On October 24, 2019, as part of a proposed fee schedule change, the United States Citizenship and Immigration Services (“USCIS”) released the revised Form I-912 Fee Waiver Request, which eliminates the means-tested benefits as a basis for requesting a fee waiver. Means-tested benefits are “benefits offered by government agencies in which an applicant’s eligibility depends upon income, resources, or financial need of the individual, household, or family unit seeking the benefit.” Means-tested benefits are funded through government entitlement programs. An entitlement is a “legal obligation of the federal government to make payments to a person, group of people, business, unit of government, or similar entity that meets the eligibility criteria set in law.” Spending levels for entitlement programs are determined by those programs’ eligibility criteria and benefit or payment rules rather than through the annual appropriations process. These changes were scheduled to take effect on December 2, 2019. The policy was challenged in several federal courts across the nation, leading to nationwide injunctions. This article will focus on the potential ramifications associated with the government’s elimination of the means-tested benefits as a basis for requesting a fee waiver and fee increases when applying for family-based status in the United States.
The Department of Homeland Security (“DHS”) proposed to adjust the USCIS fee schedule, which specifies the fee amount to be charged for each immigration and naturalization benefit request. In its reasoning for the fee increases, DHS cited a biennial fee review, which showed shortfalls among what it takes to administer and process applications versus what USCIS receives. The results of the biennial fee review indicated that previous fee levels were insufficient to recover the full cost of operations funded by the Immigration Examinations Fee Account (“IEFA”). The review further showed that if USCIS continues to operate at its current fee levels, it would experience an average annual shortfall of roughly $1.2 million dollars.
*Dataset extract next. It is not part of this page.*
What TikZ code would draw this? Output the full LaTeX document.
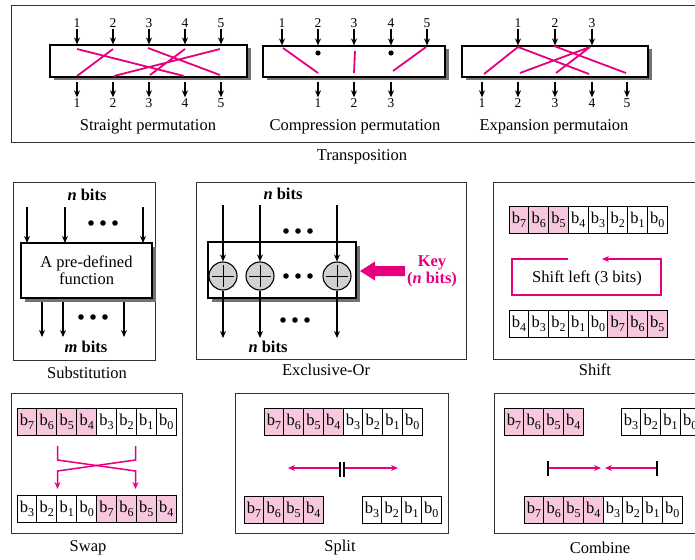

According to DHS, the proposed fee increase would ensure two priorities—that USCIS recovers its full operating costs, and maintains an adequate level of service. DHS states that the higher fees account for the increased costs associated with immigration benefit requests, and include costs to detect and deter immigration fraud, while thoroughly vetting applicants, petitioners, and beneficiaries. DHS projects the adjustments to USCIS’s fees are only a weighted average increase of 21%. Included in the 21% increase are new fees for certain benefit requests, such as the $525 application fee for work authorization applications. Previously, there was not a fee associated with the work authorization form.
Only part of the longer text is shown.